DATA LINES.
■ ■ ■ ■ ■

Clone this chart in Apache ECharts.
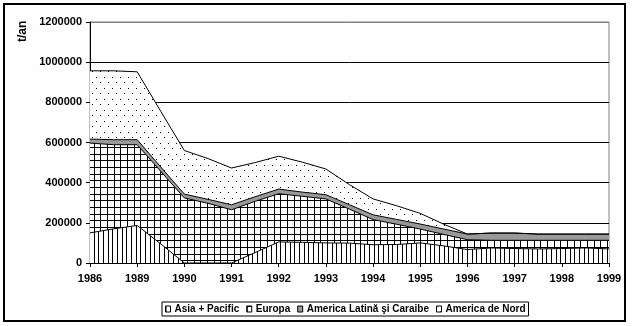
<!DOCTYPE html>
<html><head><meta charset="utf-8">
<script src="https://cdn.jsdelivr.net/npm/echarts@6/dist/echarts.min.js"></script>
<style>html,body{margin:0;padding:0;background:#fff}#c{width:636px;height:326px}</style>
</head><body><div id="c"></div>
<script>
// Tick labels (years) — mid points between labelled years are also data points
const years = ['1986','1989','1990','1991','1992','1993','1994','1995','1996','1997','1998','1999'];
const yTicks = [0,200000,400000,600000,800000,1000000,1200000];
const seriesNames = ['Asia + Pacific','Europa','America Latină şi Caraibe','America de Nord'];
// values in t/an at the 23 points (year, mid, year, mid, ...)
const asiaPacific = [150000,170000,187000,95000,0,0,0,52000,105000,103000,100000,99000,91000,92000,100000,85000,67000,75000,72000,70000,72000,75000,70000];
const europa      = [447000,419000,402000,361000,324000,297000,265000,255000,240000,229000,219000,169000,125000,101000,69000,57000,49000,38000,41000,43000,41000,38000,43000];
const americaLat  = [20000,25000,25000,22000,19000,20000,25000,23000,23000,21000,21000,22000,24000,24000,25000,27000,28000,36000,36000,31000,31000,31000,31000];
const americaNord = [340000,343000,338000,277000,217000,203000,183000,170000,164000,149000,128000,100000,79000,68000,53000,24000,0,0,0,0,0,0,0];

const categories = [];
years.forEach((y,i)=>{ categories.push(y); if(i<years.length-1) categories.push(y+'-'+years[i+1]); });

function makePattern(w,h,draw){
  const c=document.createElement('canvas'); c.width=w; c.height=h;
  const g=c.getContext('2d'); g.fillStyle='#fff'; g.fillRect(0,0,w,h); g.fillStyle='#000'; draw(g);
  return {image:c, repeat:'repeat'};
}
const pStripes = makePattern(14,2,g=>{[0,5,10].forEach(x=>g.fillRect(x,0,1,2));});
const pGrid = makePattern(20,20,g=>{[0,7,14].forEach(v=>{g.fillRect(v,0,1,20);g.fillRect(0,v,20,1);});});
const pDots = makePattern(8,11,g=>{g.fillRect(0,0,1,1);g.fillRect(4,5,1,1);});
const gray = '#999999';
const fills = [pStripes,pGrid,gray,pDots];
const datas = [asiaPacific,europa,americaLat,americaNord];
const FONT = "'Liberation Sans', Arial, sans-serif";

const chart = echarts.init(document.getElementById('c'), null, {renderer:'canvas'});
chart.setOption({
  animation:false,
  backgroundColor:'#fff',
  grid:{left:90,right:27,top:22,bottom:63,show:true,borderColor:'#808080',borderWidth:1,backgroundColor:'transparent'},
  xAxis:{type:'category',data:categories,boundaryGap:false,
    axisLine:{lineStyle:{color:'#000',width:1}},
    axisTick:{show:true,length:4,interval:(i)=>i%2===0,lineStyle:{color:'#000'}},
    axisLabel:{interval:(i)=>i%2===0,formatter:(v)=>years.includes(v)?v:'',color:'#000',fontFamily:FONT,fontWeight:'bold',fontSize:11,margin:10},
    splitLine:{show:false}},
  yAxis:{type:'value',min:yTicks[0],max:yTicks[yTicks.length-1],interval:yTicks[1]-yTicks[0],
    axisLine:{show:true,lineStyle:{color:'#000',width:1}},
    axisTick:{show:true,length:4,inside:false,lineStyle:{color:'#000'}},
    axisLabel:{formatter:(v)=>String(v),color:'#000',fontFamily:FONT,fontWeight:'bold',fontSize:11,margin:8},
    splitLine:{show:true,lineStyle:{color:['#000','#000','#000','#000','#000','#000','#808080'],width:1}}},
  legend:{left:162,top:302,orient:'horizontal',borderColor:'#000',borderWidth:1,padding:[2,3,2,3],
    itemWidth:5,itemHeight:6,itemGap:7,icon:'rect',
    textStyle:{color:'#000',fontFamily:FONT,fontWeight:'bold',fontSize:10,padding:[0,0,0,-1]},
    data:seriesNames.map((n,i)=>({name:n,icon:'rect',itemStyle:{color:fills[i],borderColor:'#000',borderWidth:1}}))},
  graphic:[
    {type:'rect',shape:{x:4,y:4,width:621,height:317},style:{fill:null,stroke:'#000',lineWidth:2},silent:true},
    {type:'text',x:23,y:42,rotation:Math.PI/2,style:{text:'t/an',fill:'#000',font:"bold 12px 'Liberation Sans', Arial",textAlign:'left',textVerticalAlign:'middle'},silent:true}
  ],
  series:seriesNames.map((n,i)=>({
    name:n,type:'line',stack:'total',data:datas[i],symbol:'none',showSymbol:false,
    lineStyle:{color:'#000',width:1},
    itemStyle:{color:'#000'},
    areaStyle:{color:fills[i],opacity:1},
    emphasis:{disabled:true},z:2
  }))
});
</script></body></html>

■ ■ ■ ■ ■

Leave the images out and output the remaining material exactly as it stands.

THE REPLY.
Clone this chart in Apache ECharts.
<!DOCTYPE html>
<html><head><meta charset="utf-8">
<script src="https://cdn.jsdelivr.net/npm/echarts@6/dist/echarts.min.js"></script>
<style>html,body{margin:0;padding:0;background:#fff}#c{width:636px;height:326px}</style>
</head><body><div id="c"></div>
<script>
// Tick labels (years) — mid points between labelled years are also data points
const years = ['1986','1989','1990','1991','1992','1993','1994','1995','1996','1997','1998','1999'];
const yTicks = [0,200000,400000,600000,800000,1000000,1200000];
const seriesNames = ['Asia + Pacific','Europa','America Latină şi Caraibe','America de Nord'];
// values in t/an at the 23 points (year, mid, year, mid, ...)
const asiaPacific = [150000,170000,187000,95000,0,0,0,52000,105000,103000,100000,99000,91000,92000,100000,85000,67000,75000,72000,70000,72000,75000,70000];
const europa      = [447000,419000,402000,361000,324000,297000,265000,255000,240000,229000,219000,169000,125000,101000,69000,57000,49000,38000,41000,43000,41000,38000,43000];
const americaLat  = [20000,25000,25000,22000,19000,20000,25000,23000,23000,21000,21000,22000,24000,24000,25000,27000,28000,36000,36000,31000,31000,31000,31000];
const americaNord = [340000,343000,338000,277000,217000,203000,183000,170000,164000,149000,128000,100000,79000,68000,53000,24000,0,0,0,0,0,0,0];

const categories = [];
years.forEach((y,i)=>{ categories.push(y); if(i<years.length-1) categories.push(y+'-'+years[i+1]); });

function makePattern(w,h,draw){
  const c=document.createElement('canvas'); c.width=w; c.height=h;
  const g=c.getContext('2d'); g.fillStyle='#fff'; g.fillRect(0,0,w,h); g.fillStyle='#000'; draw(g);
  return {image:c, repeat:'repeat'};
}
const pStripes = makePattern(14,2,g=>{[0,5,10].forEach(x=>g.fillRect(x,0,1,2));});
const pGrid = makePattern(20,20,g=>{[0,7,14].forEach(v=>{g.fillRect(v,0,1,20);g.fillRect(0,v,20,1);});});
const pDots = makePattern(8,11,g=>{g.fillRect(0,0,1,1);g.fillRect(4,5,1,1);});
const gray = '#999999';
const fills = [pStripes,pGrid,gray,pDots];
const datas = [asiaPacific,europa,americaLat,americaNord];
const FONT = "'Liberation Sans', Arial, sans-serif";

const chart = echarts.init(document.getElementById('c'), null, {renderer:'canvas'});
chart.setOption({
  animation:false,
  backgroundColor:'#fff',
  grid:{left:90,right:27,top:22,bottom:63,show:true,borderColor:'#808080',borderWidth:1,backgroundColor:'transparent'},
  xAxis:{type:'category',data:categories,boundaryGap:false,
    axisLine:{lineStyle:{color:'#000',width:1}},
    axisTick:{show:true,length:4,interval:(i)=>i%2===0,lineStyle:{color:'#000'}},
    axisLabel:{interval:(i)=>i%2===0,formatter:(v)=>years.includes(v)?v:'',color:'#000',fontFamily:FONT,fontWeight:'bold',fontSize:11,margin:10},
    splitLine:{show:false}},
  yAxis:{type:'value',min:yTicks[0],max:yTicks[yTicks.length-1],interval:yTicks[1]-yTicks[0],
    axisLine:{show:true,lineStyle:{color:'#000',width:1}},
    axisTick:{show:true,length:4,inside:false,lineStyle:{color:'#000'}},
    axisLabel:{formatter:(v)=>String(v),color:'#000',fontFamily:FONT,fontWeight:'bold',fontSize:11,margin:8},
    splitLine:{show:true,lineStyle:{color:['#000','#000','#000','#000','#000','#000','#808080'],width:1}}},
  legend:{left:162,top:302,orient:'horizontal',borderColor:'#000',borderWidth:1,padding:[2,3,2,3],
    itemWidth:5,itemHeight:6,itemGap:7,icon:'rect',
    textStyle:{color:'#000',fontFamily:FONT,fontWeight:'bold',fontSize:10,padding:[0,0,0,-1]},
    data:seriesNames.map((n,i)=>({name:n,icon:'rect',itemStyle:{color:fills[i],borderColor:'#000',borderWidth:1}}))},
  graphic:[
    {type:'rect',shape:{x:4,y:4,width:621,height:317},style:{fill:null,stroke:'#000',lineWidth:2},silent:true},
    {type:'text',x:23,y:42,rotation:Math.PI/2,style:{text:'t/an',fill:'#000',font:"bold 12px 'Liberation Sans', Arial",textAlign:'left',textVerticalAlign:'middle'},silent:true}
  ],
  series:seriesNames.map((n,i)=>({
    name:n,type:'line',stack:'total',data:datas[i],symbol:'none',showSymbol:false,
    lineStyle:{color:'#000',width:1},
    itemStyle:{color:'#000'},
    areaStyle:{color:fills[i],opacity:1},
    emphasis:{disabled:true},z:2
  }))
});
</script></body></html>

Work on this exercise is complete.